12 years
When I was 18, I was told I’d be lucky to live 12 more years.
As you can imagine, it took me a while to process that news and a while longer to understand what I was supposed to do with that information.
For four years, it felt like I’d been handed a death sentence. But one day, my thinking shifted and I came to see it as a wake-up call.
The impending deadline did wonders for providing a powerful sense of focus and helping to clarify priorities!
The deadline approached.
The deadline arrived.
The deadline passed.
People would say to me: “You must be so happy? You’re out of the woods now.” But I never saw it that way. The lesson of the wake-up call wasn’t about the deadline. It was about the focus and clarity that the deadline provided.
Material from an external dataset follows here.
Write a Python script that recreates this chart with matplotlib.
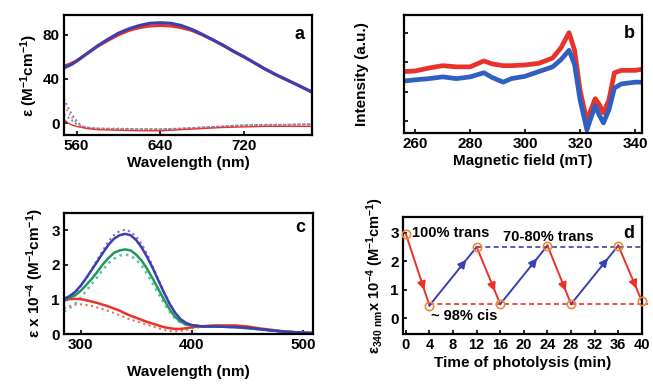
from matplotlib import pyplot as plt

## PARAMETERS
plt.rcParams['font.family'] = ['Liberation Sans', 'DejaVu Sans']
plt.rcParams['font.weight'] = 'bold'
plt.rcParams['axes.labelweight'] = 'bold'
plt.rcParams['mathtext.default'] = 'bf'
plt.rcParams['mathtext.fontset'] = 'custom'
plt.rcParams['mathtext.bf'] = 'Liberation Sans:bold'
plt.rcParams['mathtext.rm'] = 'Liberation Sans:bold'

BLUE = "#3b3fb0"
RED = "#e8322a"
GREEN = "#1f9a5c"
ORANGE = "#ec8a3c"

# Panel a: visible band
wl_a = [548, 555, 560, 570, 580, 590, 600, 610, 620, 630, 640, 650, 660,
        670, 680, 690, 700, 710, 720, 730, 740, 750, 760, 770, 785]
eps_a_blue = [50, 53, 56, 63, 70, 76, 81.5, 85.5, 88.5, 90.5, 91, 90.5, 88.5,
              85, 80.5, 75.5, 70.5, 65, 60, 54.5, 49, 44, 39.5, 35, 28]
eps_a_red = [51.5, 54, 56.5, 63, 69.5, 75, 80, 84, 86.5, 88, 88.5, 88, 86.5,
             84, 80, 75.5, 70.5, 65, 60, 54.5, 49, 44, 39.5, 35, 28]
wl_a_low = [548, 552, 556, 560, 565, 570, 580, 600, 620, 640, 660, 680, 700,
            720, 740, 760, 785]
eps_a_low_purple = [22, 14, 7, 2, -3, -4, -5, -5.5, -6, -6, -5, -4, -3, -2, -2, -1.5, -1]
eps_a_low_orange = [16, 10, 4, 0, -3, -4, -5, -5.5, -5.5, -5.5, -5, -4, -3.5, -2.5, -2, -2, -1.5]
eps_a_low_blue = [8, 5, 2, -1, -3, -4, -5, -5, -5.5, -5.5, -5, -4, -3, -2, -1.5, -1.5, -1]
eps_a_low_red = [3, 0, -2, -3, -4, -5, -6, -6.5, -7, -7, -6, -5, -4, -3.5, -3, -3, -3]

# Panel b: EPR
field_b = [256, 260, 265, 270, 275, 280, 285, 288, 292, 295, 300, 305, 310,
           313, 316, 318, 320, 322.5, 324, 325.5, 327, 328.5, 330.5, 332.5,
           335, 340, 342.5]
epr_red = [52, 52.5, 55, 57, 56, 56, 61, 58.5, 57, 57, 57.6, 59, 63.5,
           72, 85, 70, 36, 10, 20, 29, 24, 17, 28, 51, 53, 53, 54]
epr_blue = [44, 45, 46, 47.5, 46, 47.5, 51, 47, 43, 46, 48, 52, 56,
            62, 70, 58, 28, 2.5, 13, 23, 15, 8.5, 19.5, 38, 41.5, 43, 43]

# Panel c: UV band
wl_c = [285, 290, 295, 300, 305, 310, 315, 320, 325, 330, 335, 340, 345, 350,
        355, 360, 365, 370, 375, 380, 385, 390, 395, 400, 410, 420, 430, 440,
        450, 460, 470, 480, 490, 500, 510]
eps_c_blue = [1.02, 1.1, 1.22, 1.4, 1.62, 1.86, 2.1, 2.35, 2.58, 2.76, 2.86, 2.9,
              2.86, 2.72, 2.5, 2.22, 1.9, 1.55, 1.2, 0.88, 0.62, 0.43, 0.32, 0.26,
              0.22, 0.22, 0.21, 0.2, 0.18, 0.15, 0.11, 0.08, 0.06, 0.04, 0.03]
eps_c_blue_dot = [0.95, 1.05, 1.18, 1.38, 1.62, 1.88, 2.15, 2.42, 2.68, 2.86, 2.98,
                  3.02, 2.96, 2.82, 2.6, 2.3, 1.95, 1.58, 1.22, 0.9, 0.62, 0.43,
                  0.32, 0.26, 0.22, 0.22, 0.21, 0.2, 0.18, 0.15, 0.11, 0.08, 0.06,
                  0.04, 0.03]
eps_c_green = [1.0, 1.05, 1.12, 1.25, 1.42, 1.6, 1.8, 2.02, 2.2, 2.35, 2.42, 2.45,
               2.42, 2.3, 2.12, 1.88, 1.6, 1.3, 1.0, 0.72, 0.5, 0.36, 0.28, 0.25,
               0.22, 0.22, 0.21, 0.2, 0.17, 0.14, 0.11, 0.08, 0.06, 0.04, 0.03]
eps_c_green_dot = [0.65, 0.75, 0.88, 1.05, 1.25, 1.45, 1.65, 1.86, 2.05, 2.18, 2.27,
                   2.3, 2.27, 2.15, 1.97, 1.73, 1.45, 1.17, 0.9, 0.65, 0.45, 0.33,
                   0.26, 0.24, 0.22, 0.22, 0.21, 0.2, 0.17, 0.14, 0.11, 0.08, 0.06,
                   0.04, 0.03]
eps_c_red = [1.0, 1.01, 1.02, 1.01, 0.98, 0.94, 0.9, 0.85, 0.8, 0.74, 0.68, 0.6,
             0.53, 0.47, 0.41, 0.35, 0.3, 0.25, 0.2, 0.17, 0.15, 0.15, 0.17, 0.2,
             0.23, 0.25, 0.25, 0.25, 0.22, 0.17, 0.13, 0.09, 0.06, 0.04, 0.03]
eps_c_red_dot = [0.75, 0.81, 0.85, 0.86, 0.84, 0.81, 0.77, 0.72, 0.67, 0.61, 0.55,
                 0.48, 0.42, 0.37, 0.32, 0.27, 0.22, 0.17, 0.12, 0.09, 0.08, 0.09,
                 0.12, 0.17, 0.21, 0.23, 0.23, 0.23, 0.2, 0.16, 0.12, 0.08, 0.06,
                 0.04, 0.03]

# Panel d: photolysis cycles
time_d = [0, 4, 12, 16, 24, 28, 36, 40]
eps_d = [2.95, 0.45, 2.5, 0.5, 2.55, 0.5, 2.55, 0.6]
trans_level = 2.5
cis_level = 0.5


def style_axes(ax):
    for s in ax.spines.values():
        s.set_linewidth(1.6)
    ax.tick_params(direction='in', length=3, width=1.2, labelsize=11, pad=3)


# Script
def main():
    fig = plt.figure(figsize=(6.53, 3.84), dpi=100)

    # a
    ax = fig.add_axes([0.098, 0.648, 0.380, 0.313])
    ax.plot(wl_a_low, eps_a_low_purple, ':', color="#8a5ac8", lw=1.3)
    ax.plot(wl_a_low, eps_a_low_orange, ':', color=ORANGE, lw=1.3)
    ax.plot(wl_a_low, eps_a_low_blue, ':', color="#4a8ad8", lw=1.3)
    ax.plot(wl_a_low, eps_a_low_red, '-', color=RED, lw=1.0)
    ax.plot(wl_a, eps_a_red, color=RED, lw=2.2)
    ax.plot(wl_a, eps_a_blue, color=BLUE, lw=2.2)
    ax.set_xlim(548, 785)
    ax.set_ylim(-11, 98)
    ax.set_xticks([560, 640, 720])
    ax.set_yticks([0, 40, 80])
    ax.set_xlabel("Wavelength (nm)", fontsize=11, labelpad=2)
    ax.set_ylabel(r"ε (M$^{-1}$cm$^{-1}$)", fontsize=11, labelpad=2)
    ax.text(0.97, 0.84, "a", transform=ax.transAxes, ha='right', va='center',
            fontsize=13, fontweight='bold')
    style_axes(ax)

    # b
    ax = fig.add_axes([0.619, 0.654, 0.364, 0.307])
    ax.plot(field_b, epr_red, color=RED, lw=3.4)
    ax.plot(field_b, epr_blue, color="#2f5fc0", lw=3.4)
    ax.set_xlim(256, 342.5)
    ax.set_ylim(0, 100)
    ax.set_xticks([260, 280, 300, 320, 340])
    ax.set_yticks([10, 35, 60, 85])
    ax.set_yticklabels([])
    ax.set_xlabel("Magnetic field (mT)", fontsize=11, labelpad=2)
    ax.set_ylabel("Intensity (a.u.)", fontsize=11, labelpad=22)
    ax.text(0.97, 0.84, "b", transform=ax.transAxes, ha='right', va='center',
            fontsize=13, fontweight='bold')
    style_axes(ax)

    # c
    ax = fig.add_axes([0.098, 0.130, 0.381, 0.315])
    ax.plot(wl_c, eps_c_red_dot, ':', color="#e07060", lw=1.5)
    ax.plot(wl_c, eps_c_green_dot, ':', color="#5cc0a8", lw=1.8)
    ax.plot(wl_c, eps_c_blue_dot, ':', color="#9060c8", lw=1.5)
    ax.plot(wl_c, eps_c_red, color=RED, lw=1.8)
    ax.plot(wl_c, eps_c_green, color=GREEN, lw=1.8)
    ax.plot(wl_c, eps_c_blue, color=BLUE, lw=1.8)
    ax.set_xlim(285, 509)
    ax.set_ylim(0, 3.5)
    ax.set_xticks([300, 400, 500])
    ax.set_yticks([0, 1, 2, 3])
    ax.set_xlabel("Wavelength (nm)", fontsize=11, labelpad=9)
    ax.set_ylabel(r"ε x 10$^{-4}$ (M$^{-1}$cm$^{-1}$)", fontsize=11, labelpad=4)
    ax.text(0.97, 0.88, "c", transform=ax.transAxes, ha='right', va='center',
            fontsize=13, fontweight='bold')
    style_axes(ax)

    # d
    ax = fig.add_axes([0.617, 0.130, 0.366, 0.305])
    ax.plot([time_d[2], 40], [trans_level, trans_level], '--', color=BLUE, lw=1.2,
            dashes=(3, 2), clip_on=False)
    ax.plot([time_d[1], 41], [cis_level, cis_level], '--', color=RED, lw=1.2,
            dashes=(3, 2), clip_on=False)
    for i in range(len(time_d) - 1):
        x0, x1 = time_d[i], time_d[i + 1]
        y0, y1 = eps_d[i], eps_d[i + 1]
        color = RED if y1 < y0 else BLUE
        ax.plot([x0, x1], [y0, y1], color=color, lw=1.4, clip_on=False)
        f = 0.82
        ax.annotate("", xy=(x0 + f * (x1 - x0), y0 + f * (y1 - y0)),
                    xytext=(x0 + 0.6 * (x1 - x0), y0 + 0.6 * (y1 - y0)),
                    arrowprops=dict(arrowstyle='-|>', color=color, lw=1.4,
                                    mutation_scale=12),
                    annotation_clip=False)
    ax.plot(time_d, eps_d, 'o', mfc='none', mec=ORANGE, ms=6, mew=1.2,
            clip_on=False, zorder=5)
    ax.set_xlim(-0.5, 39.2)
    ax.set_ylim(-0.55, 3.55)
    ax.set_xticks(list(range(0, 41, 4)))
    ax.set_yticks([0, 1, 2, 3])
    ax.set_xlabel("Time of photolysis (min)", fontsize=11, labelpad=3)
    ax.set_ylabel(r"ε$_{340\ nm}$x 10$^{-4}$ (M$^{-1}$cm$^{-1}$)", fontsize=10.5,
                  labelpad=3)
    ax.text(1.0, 3.0, "100% trans", fontsize=10.5, fontweight='bold',
            ha='left', va='center')
    ax.text(16.4, 2.86, "70-80% trans", fontsize=10.5, fontweight='bold',
            ha='left', va='center')
    ax.text(4.3, 0.07, "~ 98% cis", fontsize=10.5, fontweight='bold',
            ha='left', va='center')
    ax.text(0.97, 0.86, "d", transform=ax.transAxes, ha='right', va='center',
            fontsize=13, fontweight='bold')
    style_axes(ax)
    ax.tick_params(axis='x', labelsize=10.5)

    fig.savefig("out.png", dpi=100)


if __name__ == "__main__":
    main()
For a while, I made it my mission to share that message.
But now, I find myself in a different predicament.
It’s been 24 years since the deadline passed. And if I’m being completely honest with myself - a lot of the focus and clarity have faded over those years.
As they first started to fade, I began to move out of what I’d come to think of as the world of the Mortals and into the world of the Immortals. I began to forget the lessons I’d learned and the gifts I’d been given by my situation.
Lately, I’ve been finding myself grappling with a new, unfamiliar feeling. A combination of uncertainty and unease. I’ve just recently realized what’s been causing this.
For 12 years, I was watching a deadline approach. Then for twice as long - for 24 years - I’ve been watching that deadline get smaller and smaller in the rearview mirror. Now, as I start to look forward - I realize how unsettling it is to live in the uncertainty of a life without a defined timeline.
So I’m assigning myself a new deadline… 10 years.
10 years
When I was speaking and running workshops on Mortality, one of the exercises that had the biggest impact was when I asked people to write their own obituaries.
I’d have them start with their obituary assuming they’d lived to the age of 100. I asked them to list their imagined accomplishments and what they were most proud of. I asked them to think about who was most important to them.
Then I’d have them re-write the obituary for shorter and shorter time frames. For shorter and shorter lifespans.
It often had a profound effect and helped provide that focus and clarity, especially when we got down to the 10-year timeframe.
You can accomplish a lot in ten years but since you don’t have all the time in the world, you need to be intentional about it. The shiny and flashy goals tend to fall away very quickly and the thing that really matter start to come into sharp focus.
Think for a second… What do YOU want to be able to list as your accomplishments in 2034? What will you be most proud of? Who will be most important to you in ten years?
That’s my new mental deadline - 2034.
It feels good to have a timeline to work with (even an imaginary one) and I can already feel the focus and clarity starting to come back.